Not that... It depends how strong your fan is. if it moves the others by airflow alone, they generate electricity. A generator is the same thing as an electric motor, more or less. If you pass current, it makes the axis rotate. If you rotate the axis fast enough, it generates current. You don't want current flowing back into your controller board/psu.

Good to know. I'll just make sure no fans are driving other fans by adjusting the speeds appropriately.

Problem is you need feed back rpms to the controller so it doesn't complain, at least until Braiins OS is ported to the S15.

That's not really a problem. Faking an RPM signal is easy. Or I can always pluck out one fan's petals and leave it running just as an RPM reporting fan.

And the reason why they use fans in push/pull is because that's the most efficient way of moving air around a case. Every fan you buy has a CFM rating. But that rating is in open air with no restrictions.  Once you add restrictions like ducks, elbows, fan grills, filters, and congested cases, the actual CFM goes way down from the rated one.

For example with water cooling it was once believed that radiators with multiple thin fins and thicker radiators would do a better job at cooling the system. Problem is, when the fins are too close and the radiator is too thick, the fans struggle at pushing air throught them. One remedy was to install thicker fans, faster fans, or have them going in push/pull configuration. And still, lab testing showed that thinner radiators with wide spacing between the fins actually performed better.

In other words, the more restrictions you have, the less effective and the more noisy your fans are. That's why it's beeter to have a set of fans pushing air in and an other set pulling air out. And tgat's why I think removing the grill on the exhaust side will help the airflow and help reduce the noise.

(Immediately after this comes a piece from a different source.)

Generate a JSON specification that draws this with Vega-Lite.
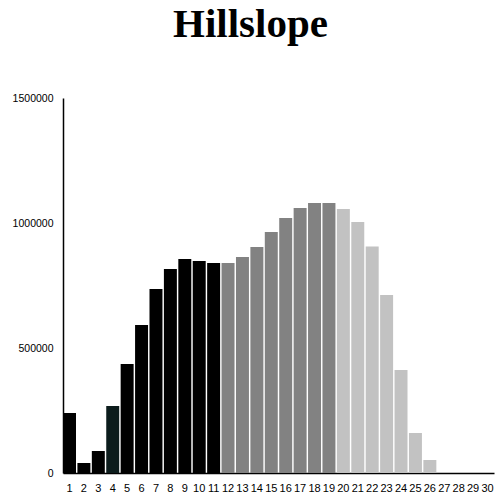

When you buy a fan, don't look just at the RPM and CFM rating. They only tell part of the picture. The static pressure is actually more important than the CFM rating. Static pressure is the fan's ability to push air throught restrictions. Kind of like water pressure versus water flow. Sadly, very few fan makers post the static pressure numbers.

But essentially, when you have two fans in push/pull, that basically doubles the static pressure while the RPM remains the same. So a lot more air gets moved.